A dura (e ruidosa) realidade.
Começo a aperceber-me de como se sentem as pessoas que têem estradas a atravessar os seus terrenos, que invés de terem sossego, levam com algum trânsito de quando a quando. Tal como há casas construídas em cima de cemitérios índios, locais de culto, terrenos de pântanos onde vivia o Shrek, desconfio que o edifício onde laboro, deve ter sido construído sobre algum sítio mágico ou em cima de alguma estrada daquelas antigas, que a malta ainda passava a cavalo e no carro do Armando (metade a pé, metade andando *tambores ba-tum-tssss*). Digo isto não porque necessariamente é um sítio mágico - se pensar bem, até é mágico: abrir a janela e cheirar a fossa de quando a quando, ouvir os sapos a coaxar no leito do esgoto a embalarem-nos suavemente e nós a adormecermos mais o cheiro fétido a coisas mágicas - onde há unicórnios e borboletas a voarem, mas sim porque se soubessem a quantidade de vezes que tenho libélulas a pairar à porta, como se tivessem à espera que o sinal abrisse "verde" para continuarem a marcha, e a autoestrada que é o meu gabinete, aquando tenho a porta aberta e é só ver moscardos, varejeiras, moscas a passarem na maior das jardas até à janela...! Ultimamente então, é o descalabro. Uma pessoa acaba de abrir a janela para sair um bóing 747, senta a peida na cadeira e pimbas, já está outro à espera na gare, que a janela seja aberta.
Ando a ponderar em colocar uma malha na porta, similar ao que a minha avó metia, aquelas fitinhas para as moscas não entrarem em casa, mas versão eléctrica: assim que alguma se atrevesse sequer a tentar passar, tostava ali na hora. O pior eram os cadáveres do lado de fora, mas iria dar-me um ar de badass frente às moscas, que achariam que ali era a parte do trajecto que aquando olhassem para o mapa, tinha uma caveira em cima, sendo sem a mínima dúvida o local a evitar a todo o custo.
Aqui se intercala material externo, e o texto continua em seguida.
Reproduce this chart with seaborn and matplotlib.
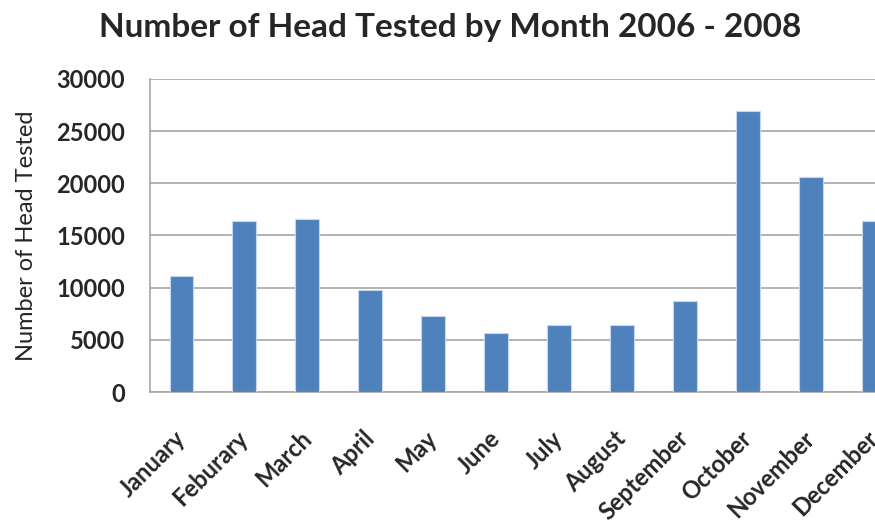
import numpy as np
import pandas as pd
import matplotlib
matplotlib.use("Agg")
import matplotlib.pyplot as plt
import matplotlib.transforms as mtransforms
import seaborn as sns

# chart data
months = ["January", "Feburary", "March", "April", "May", "June",
          "July", "August", "September", "October", "November", "December"]
head_tested = [11100, 16400, 16600, 9800, 7250, 5700,
               6400, 6400, 8700, 26900, 20600, 16400]
y_ticks = [0, 5000, 10000, 15000, 20000, 25000, 30000]

df = pd.DataFrame({"month": months, "tested": head_tested})

sns.set_style("white")
plt.rcParams['font.family'] = ['Lato', 'DejaVu Sans']

fig = plt.figure(figsize=(8.75, 5.23), dpi=100)
# axes run past the right edge, as in the (cropped) original
ax = fig.add_axes([150 / 875, 131 / 523, 755 / 875, 313 / 523])

sns.barplot(data=df, x="month", y="tested", color="#4F81BD", saturation=1,
            width=0.38, edgecolor="#C6D6EC", linewidth=0.8, ax=ax, zorder=3)

ax.set_ylim(0, 30000)
ax.set_xlim(-0.5, 11.5)
ax.set_yticks(y_ticks)
ax.set_yticklabels([str(v) for v in y_ticks], fontsize=17, fontweight="bold")
ax.yaxis.grid(True, color="#A6A6A6", linewidth=1.2, zorder=0)
ax.set_axisbelow(True)

# category boundary ticks like Excel
ax.set_xticks(np.arange(-0.5, 12, 1), minor=True)
ax.tick_params(axis="x", which="major", length=0, pad=25)
ax.tick_params(axis="x", which="minor", length=6, color="#A6A6A6", width=1.2, direction="out")
ax.tick_params(axis="y", length=6, color="#A6A6A6", width=1.2, direction="out", pad=12)
ax.set_xticklabels(months, rotation=45, ha="right", rotation_mode="anchor",
                   fontsize=17, fontweight="bold")
# nudge labels a bit left so their ends sit on the category centres
shift = mtransforms.ScaledTranslation(-8 / 100, 0, fig.dpi_scale_trans)
for lbl in ax.get_xticklabels():
    lbl.set_transform(lbl.get_transform() + shift)

for side in ["top", "right"]:
    ax.spines[side].set_visible(False)
for side in ["left", "bottom"]:
    ax.spines[side].set_color("#A6A6A6")
    ax.spines[side].set_linewidth(1.2)

ax.set_xlabel("")
ax.set_ylabel("Number of Head Tested", fontsize=17, labelpad=14)
fig.text(450 / 875, 1 - 27 / 523, "Number of Head Tested by Month 2006 - 2008",
         ha="center", va="center", fontsize=24, fontweight="bold")

fig.savefig("out.png", dpi=100)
Podia ter a porta fechada... sim, podia. Mas gosto de arejar o quadrado; Podia ter a janela sempre aberta para as bichas continuarem o seu percurso directo, sem terem de atracar à janela, à espera que a ponte eleve e elas dêem combustível aos motores... sim podia. Mas aí passava uma friasca dos legumes vermelhos da horta que nascem em tomateiros e apesar de ser uma criatura muito caliente, há temperaturas que o meu termóstato não aceita e bloqueia; Também podia ignorar as suas constantes passagens à frente dos meus olhos, o andarem às voltas, o voarem alto para a direita, voarem baixo para a esquerda, andarem para aqui com as acrobacias e a parecerem que estão em um concurso de coisas aladas em que recebem pontuação pela melhor performance, mas o pior disto tudo é mesmo o barulho. Nem os escapes furados dos xunings são tão maus nem os tuk-tuks, que vêem lá embaixo na vila e uma pessoa já os consegue ouvir no topo da serra...!
Uma fisgada no meio dos omatídeos das moscas, é que era. Relaxava em três tempos. Isto é um exercício à paciência e ao abstrair do meio envolvente, estar a gramar com aquele som nada irritante nem constante, que uma pessoa até respira fundo quando ela finalmente pousa mas advinhem, falso alarme, e a criatura volta a andar no circuito a todo o gás. Sorte a delas que não se sustentam a combustível fóssil, senão não ganhavam para os pensos. Ainda não passei nesse teste da paciência e nem do amor incondicional por todas as criaturas e mais algumas - dá-me logo vontade de lhes dar uma verdascada com uma folha enrolada ou lhes dar com uma cadeira nos dentes, a ver se sossegam. Não trabalham nem deixam trabalhar, parecem alguns colegas - Mas também vos digo, quem conseguir ter essa mestria e até apanhar as moscas com um pauzinho à Miyagi, bem que o mundo pode estar a ruir à sua volta, que continua ali pávido e sereno, a ver a sua série preferida na tv e a ratar pipocas, coçando o rabo de vez a vez.
Esta é a minha dura (e ruidosa) realidade do meu quotidiano. Se virem bem, explica muito os meus transtornos de personalidade e o tipo de escrita que tenho. Há dias em que só me apetece largar tudo, descalçar os sapatos e fazer um carrapito na cabeça, me enfiando ali no riacho, a coaxar mesclada com os sapos.